I first became aware of local author Patrick Malborough’s debut novel Nock Loose when it was recommended to me by the owner of a local bookshop. The only problem was that they had already sold all the copies they had.
After searching around other independent bookstores, I finally got my hands on a copy. It was the last one in stock. The book has now been reprinted twice, and fresh copies are back in bookstores. It is a level of success Malborough has been pleasantly surprised by.
The book is set in an alternative version of Western Australia and follows the journey of its central character, Joy. She is a gifted archer, a retired Olympian, and a former stuntwoman. Joy lives in the tiny country town of Bodkins Point, famed for its annual violent medieval festival called Agincourt. In the aftermath of a terrible fire, Joy sets off on a journey of revenge.

Reading Malborough’s book reminded me of the absurd and off-beat writers such as Richard Brautigan who emerged from the post-modernism movement of the 1960s. Malborough shares that writers from that era are among his influences.
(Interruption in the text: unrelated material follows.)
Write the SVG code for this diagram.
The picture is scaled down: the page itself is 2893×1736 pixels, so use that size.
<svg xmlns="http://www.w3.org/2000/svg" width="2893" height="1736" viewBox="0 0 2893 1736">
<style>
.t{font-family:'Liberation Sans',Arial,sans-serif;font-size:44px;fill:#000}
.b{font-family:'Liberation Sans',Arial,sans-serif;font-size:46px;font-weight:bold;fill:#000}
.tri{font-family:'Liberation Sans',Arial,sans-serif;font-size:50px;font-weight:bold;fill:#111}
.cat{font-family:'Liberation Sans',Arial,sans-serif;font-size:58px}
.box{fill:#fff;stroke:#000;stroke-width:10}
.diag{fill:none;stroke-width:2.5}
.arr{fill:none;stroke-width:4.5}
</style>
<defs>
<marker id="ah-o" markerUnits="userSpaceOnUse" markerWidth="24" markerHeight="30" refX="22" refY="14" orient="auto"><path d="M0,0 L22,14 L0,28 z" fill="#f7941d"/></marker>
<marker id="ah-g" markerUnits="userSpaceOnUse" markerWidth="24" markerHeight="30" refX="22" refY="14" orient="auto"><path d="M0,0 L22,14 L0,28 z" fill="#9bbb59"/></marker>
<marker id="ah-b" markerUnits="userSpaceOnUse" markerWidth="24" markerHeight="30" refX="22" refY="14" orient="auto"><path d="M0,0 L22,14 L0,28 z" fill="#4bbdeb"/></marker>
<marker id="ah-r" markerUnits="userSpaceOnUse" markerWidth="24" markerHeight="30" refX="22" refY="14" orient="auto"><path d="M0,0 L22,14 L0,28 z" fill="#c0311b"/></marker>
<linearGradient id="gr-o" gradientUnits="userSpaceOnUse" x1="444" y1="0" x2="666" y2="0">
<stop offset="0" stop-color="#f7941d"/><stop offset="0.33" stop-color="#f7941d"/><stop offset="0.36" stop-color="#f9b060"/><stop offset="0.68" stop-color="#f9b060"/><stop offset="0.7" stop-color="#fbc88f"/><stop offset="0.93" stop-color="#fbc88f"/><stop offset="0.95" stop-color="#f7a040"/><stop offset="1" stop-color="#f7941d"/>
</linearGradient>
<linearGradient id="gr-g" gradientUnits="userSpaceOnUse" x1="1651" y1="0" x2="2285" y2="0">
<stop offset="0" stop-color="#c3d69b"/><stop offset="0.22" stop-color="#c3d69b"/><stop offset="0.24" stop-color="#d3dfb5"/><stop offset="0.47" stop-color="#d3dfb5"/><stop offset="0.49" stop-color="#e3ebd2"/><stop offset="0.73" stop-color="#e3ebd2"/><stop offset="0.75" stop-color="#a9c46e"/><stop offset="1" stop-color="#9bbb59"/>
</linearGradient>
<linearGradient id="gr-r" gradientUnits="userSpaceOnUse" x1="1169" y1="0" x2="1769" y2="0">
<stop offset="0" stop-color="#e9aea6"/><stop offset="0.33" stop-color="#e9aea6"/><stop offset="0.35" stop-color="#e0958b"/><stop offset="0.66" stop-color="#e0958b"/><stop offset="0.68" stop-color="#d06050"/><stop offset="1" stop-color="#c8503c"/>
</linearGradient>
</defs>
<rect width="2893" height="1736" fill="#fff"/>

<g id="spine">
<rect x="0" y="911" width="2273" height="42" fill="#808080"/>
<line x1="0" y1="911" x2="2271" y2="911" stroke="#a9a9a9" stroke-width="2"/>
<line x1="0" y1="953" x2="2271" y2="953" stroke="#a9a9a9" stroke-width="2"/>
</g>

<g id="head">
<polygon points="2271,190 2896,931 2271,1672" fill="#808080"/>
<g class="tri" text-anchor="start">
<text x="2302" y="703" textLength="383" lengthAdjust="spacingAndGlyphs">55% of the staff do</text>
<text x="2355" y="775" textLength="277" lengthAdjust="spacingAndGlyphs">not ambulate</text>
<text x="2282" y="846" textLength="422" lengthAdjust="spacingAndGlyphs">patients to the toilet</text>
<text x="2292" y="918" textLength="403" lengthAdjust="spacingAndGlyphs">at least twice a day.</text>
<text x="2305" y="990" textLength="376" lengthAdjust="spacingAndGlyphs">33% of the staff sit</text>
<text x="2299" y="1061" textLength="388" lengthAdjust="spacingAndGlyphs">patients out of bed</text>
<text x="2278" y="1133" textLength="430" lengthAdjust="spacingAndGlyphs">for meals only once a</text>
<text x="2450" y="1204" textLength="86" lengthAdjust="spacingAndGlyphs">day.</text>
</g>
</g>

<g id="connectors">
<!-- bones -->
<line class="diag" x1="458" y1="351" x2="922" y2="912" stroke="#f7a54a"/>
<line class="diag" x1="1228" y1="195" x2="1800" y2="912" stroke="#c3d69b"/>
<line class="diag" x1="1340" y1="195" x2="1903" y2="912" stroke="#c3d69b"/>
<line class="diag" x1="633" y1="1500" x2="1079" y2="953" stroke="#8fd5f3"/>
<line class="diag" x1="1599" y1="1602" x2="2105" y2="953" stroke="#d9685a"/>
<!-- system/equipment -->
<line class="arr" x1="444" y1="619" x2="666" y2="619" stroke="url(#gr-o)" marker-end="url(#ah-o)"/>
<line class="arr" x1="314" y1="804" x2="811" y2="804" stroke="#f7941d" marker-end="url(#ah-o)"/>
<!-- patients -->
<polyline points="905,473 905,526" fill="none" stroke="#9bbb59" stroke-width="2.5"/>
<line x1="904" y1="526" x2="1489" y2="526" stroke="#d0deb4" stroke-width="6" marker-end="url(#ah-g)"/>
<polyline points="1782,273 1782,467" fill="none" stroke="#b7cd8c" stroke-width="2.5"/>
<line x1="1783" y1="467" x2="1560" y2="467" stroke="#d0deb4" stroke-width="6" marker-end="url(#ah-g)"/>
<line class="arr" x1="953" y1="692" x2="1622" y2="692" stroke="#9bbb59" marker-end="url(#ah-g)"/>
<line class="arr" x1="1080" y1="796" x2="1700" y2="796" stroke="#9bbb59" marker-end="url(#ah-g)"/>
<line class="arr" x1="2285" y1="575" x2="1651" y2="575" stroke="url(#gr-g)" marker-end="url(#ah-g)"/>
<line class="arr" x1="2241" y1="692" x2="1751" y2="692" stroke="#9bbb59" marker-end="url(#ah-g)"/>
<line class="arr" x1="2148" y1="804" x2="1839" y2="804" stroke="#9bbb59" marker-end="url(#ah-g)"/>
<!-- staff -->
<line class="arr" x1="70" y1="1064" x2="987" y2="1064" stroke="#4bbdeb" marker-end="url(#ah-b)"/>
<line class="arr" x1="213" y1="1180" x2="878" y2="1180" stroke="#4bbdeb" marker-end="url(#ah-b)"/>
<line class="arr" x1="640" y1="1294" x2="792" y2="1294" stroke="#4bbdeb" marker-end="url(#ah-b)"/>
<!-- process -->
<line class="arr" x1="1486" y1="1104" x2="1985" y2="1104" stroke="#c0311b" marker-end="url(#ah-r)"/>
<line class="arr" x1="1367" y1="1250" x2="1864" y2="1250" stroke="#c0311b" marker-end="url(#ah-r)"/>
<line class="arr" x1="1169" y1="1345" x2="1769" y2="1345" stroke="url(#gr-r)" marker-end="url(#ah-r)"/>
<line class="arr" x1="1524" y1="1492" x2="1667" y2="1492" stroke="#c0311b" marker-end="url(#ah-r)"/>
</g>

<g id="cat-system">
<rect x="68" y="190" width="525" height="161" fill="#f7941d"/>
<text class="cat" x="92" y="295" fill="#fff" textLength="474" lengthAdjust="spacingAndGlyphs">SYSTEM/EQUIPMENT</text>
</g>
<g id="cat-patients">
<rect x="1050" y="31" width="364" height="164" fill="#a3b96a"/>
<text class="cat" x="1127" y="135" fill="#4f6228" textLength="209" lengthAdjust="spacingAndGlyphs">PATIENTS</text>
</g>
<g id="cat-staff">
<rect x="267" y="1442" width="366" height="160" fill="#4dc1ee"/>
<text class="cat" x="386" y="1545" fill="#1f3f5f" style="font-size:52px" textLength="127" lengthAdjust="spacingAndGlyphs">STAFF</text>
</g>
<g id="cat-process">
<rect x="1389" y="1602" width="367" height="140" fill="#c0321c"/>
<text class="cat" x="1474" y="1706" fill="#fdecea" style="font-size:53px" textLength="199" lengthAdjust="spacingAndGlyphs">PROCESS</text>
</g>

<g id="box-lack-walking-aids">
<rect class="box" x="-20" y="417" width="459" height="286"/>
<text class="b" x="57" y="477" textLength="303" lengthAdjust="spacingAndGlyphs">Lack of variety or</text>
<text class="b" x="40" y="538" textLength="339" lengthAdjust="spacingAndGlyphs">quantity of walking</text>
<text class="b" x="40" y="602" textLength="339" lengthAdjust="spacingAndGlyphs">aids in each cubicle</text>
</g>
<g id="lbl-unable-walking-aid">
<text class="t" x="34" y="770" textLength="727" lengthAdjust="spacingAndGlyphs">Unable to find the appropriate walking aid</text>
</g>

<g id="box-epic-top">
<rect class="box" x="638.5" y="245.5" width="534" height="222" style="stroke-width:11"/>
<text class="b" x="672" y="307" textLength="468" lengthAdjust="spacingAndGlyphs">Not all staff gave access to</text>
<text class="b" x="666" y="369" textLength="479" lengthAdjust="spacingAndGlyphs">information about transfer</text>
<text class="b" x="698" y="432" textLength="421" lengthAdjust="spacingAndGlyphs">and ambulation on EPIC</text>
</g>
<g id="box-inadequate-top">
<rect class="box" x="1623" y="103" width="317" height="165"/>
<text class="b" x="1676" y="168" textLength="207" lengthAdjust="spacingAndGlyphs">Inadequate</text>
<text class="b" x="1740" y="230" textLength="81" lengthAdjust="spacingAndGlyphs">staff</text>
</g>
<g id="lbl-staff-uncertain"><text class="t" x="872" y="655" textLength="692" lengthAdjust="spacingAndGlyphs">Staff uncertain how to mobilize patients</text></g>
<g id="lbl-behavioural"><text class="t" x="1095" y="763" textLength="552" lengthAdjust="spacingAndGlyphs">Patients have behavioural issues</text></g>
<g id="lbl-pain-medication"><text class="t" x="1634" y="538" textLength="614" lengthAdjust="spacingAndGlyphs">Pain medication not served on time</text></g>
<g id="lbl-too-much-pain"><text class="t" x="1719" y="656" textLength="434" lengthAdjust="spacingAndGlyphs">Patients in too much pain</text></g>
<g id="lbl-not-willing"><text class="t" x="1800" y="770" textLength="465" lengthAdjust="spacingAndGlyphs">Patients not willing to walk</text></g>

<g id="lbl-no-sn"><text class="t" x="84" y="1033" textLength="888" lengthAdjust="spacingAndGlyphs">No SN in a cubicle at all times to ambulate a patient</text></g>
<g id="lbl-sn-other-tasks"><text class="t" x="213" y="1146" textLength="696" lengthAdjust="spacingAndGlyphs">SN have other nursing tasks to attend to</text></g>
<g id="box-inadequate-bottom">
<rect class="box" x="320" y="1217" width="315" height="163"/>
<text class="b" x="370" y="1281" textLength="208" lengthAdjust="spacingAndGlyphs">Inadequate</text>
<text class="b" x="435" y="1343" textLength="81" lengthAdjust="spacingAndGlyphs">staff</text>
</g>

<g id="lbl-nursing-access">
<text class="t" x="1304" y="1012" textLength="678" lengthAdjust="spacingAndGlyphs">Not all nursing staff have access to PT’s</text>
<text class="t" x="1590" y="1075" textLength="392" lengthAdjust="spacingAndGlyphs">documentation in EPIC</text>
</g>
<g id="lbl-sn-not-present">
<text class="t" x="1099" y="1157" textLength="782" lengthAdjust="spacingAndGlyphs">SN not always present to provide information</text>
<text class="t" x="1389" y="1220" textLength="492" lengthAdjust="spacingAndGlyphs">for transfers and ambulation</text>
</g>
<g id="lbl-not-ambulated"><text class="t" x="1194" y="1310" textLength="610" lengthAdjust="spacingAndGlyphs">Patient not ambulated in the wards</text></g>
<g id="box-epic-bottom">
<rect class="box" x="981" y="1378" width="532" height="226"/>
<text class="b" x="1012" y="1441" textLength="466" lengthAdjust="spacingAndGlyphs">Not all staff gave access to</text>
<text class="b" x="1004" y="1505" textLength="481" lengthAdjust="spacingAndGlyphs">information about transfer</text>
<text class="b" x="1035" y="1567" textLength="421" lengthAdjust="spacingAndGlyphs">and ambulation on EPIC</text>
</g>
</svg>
“American post-modernists are a guiding light of mine and informed a lot of how I write, and why I write,” Malborough says when we chat about his work. “Guys like Thomas Pynchon. Robert Coover is one that does not get talked about much by people, but he is a big one for me, and Nock Loose is definitely stealing a lot from him. William H. Gass is another example of that kind of thing.
“When I was younger, as a journalist, I used to be a big Hunter S. Thompson fan. I have never touched drugs in my life, but as a prose stylist, I love his rhythms and his energy, and I try to carry that into my work.”
Malborough says it is a literary movement that largely bypassed Australia.
“We never really had post-modernism here. We have had an eternal modernism for like eighty years, and our literature is quiet, dry, and quite staid. It has avoided those American influences, for whatever reason. But for me, those writers have been my heroes.”
The wild, mad ride of Nock Loose encapsulates the Australian experience perfectly.
“It is funny,” Malborough says. “Australian literature takes the opposite route, where it presents an Australia that is tame, slow, and boring. That has never been my experience, especially coming from here. I am definitely obsessed with madcap Australiana and the strangeness of it all, the innate aggression of it all.
“I have been a dweeby little asthmatic my whole life. I have been very frightened of Australian men my whole life, and of the ever-present aura of violence. I like to work that into my writing because it lends itself to the kind of screwball farces that I write.”
While this is the first novel Malborough has had published, he considers it his third or fourth completed work. In 2021, Malborough was a finalist for the prestigious Fogarty Award for his unpublished manuscript A Horse Held at Gunpoint. He describes the book as now being in publishing purgatory.
“It was my big book about Fremantle. It is like a screwball comedy about suicide. It is a little bit too experimental for Australian publishers. I think it is a little bit too funny.”
“I think in novels. I have my whole life. They come out of me very easily in about ten days of writing. They flow out of me more or less fully formed. Then I just have to go through them and iron out all the creases, take some tweezers, and pick out the inconsistencies.”
While J.D. Salinger took over a decade to write The Catcher in the Rye, and E.M. Forster worked on Maurice for several decades, Malborough sits at the other end of the creative timescale.
“That is the power of bipolar for you,” he jokes. “It is a performance-enhancing drug in one thing and one thing only.”
“To write Nock Loose, I had a studio in Fremantle, and I was locked in there for twelve to fourteen hours a day writing. I would write about ten thousand to twelve thousand words each day. I had the idea for the story in my head since 2017. I knew what I wanted to say. I draft novels in my head for several years before I write them down. It is almost like a transcription. I just puke everything out.
“The story and characters are improvised. Sometimes I do not know where it is going. The first draft is an unholy mess, and then I just rewrite it, and rewrite it, and rewrite it until it is mildly intelligible.”
If writers can be categorised as either plotters or pantsers, those who fly by the seat of their pants, there is no doubt where Malborough sits.
“As soon as I try to plot something, it just dies on the vine for me. It loses all energy. I like my novels to surprise me as I am writing them. I think the characters surprise me a lot.”
Malborough is filled with ideas for different stories, all taking place in his alternate version of Perth. He lists off a string of different scenarios, each crazier than the next, all deliciously appealing, and signalling that there are many more works to come from this engaging writer who stands out from the crowd.
Nock Loose is published by Fremantle Press, if you see a copy grab it quickly. They tend to sell out.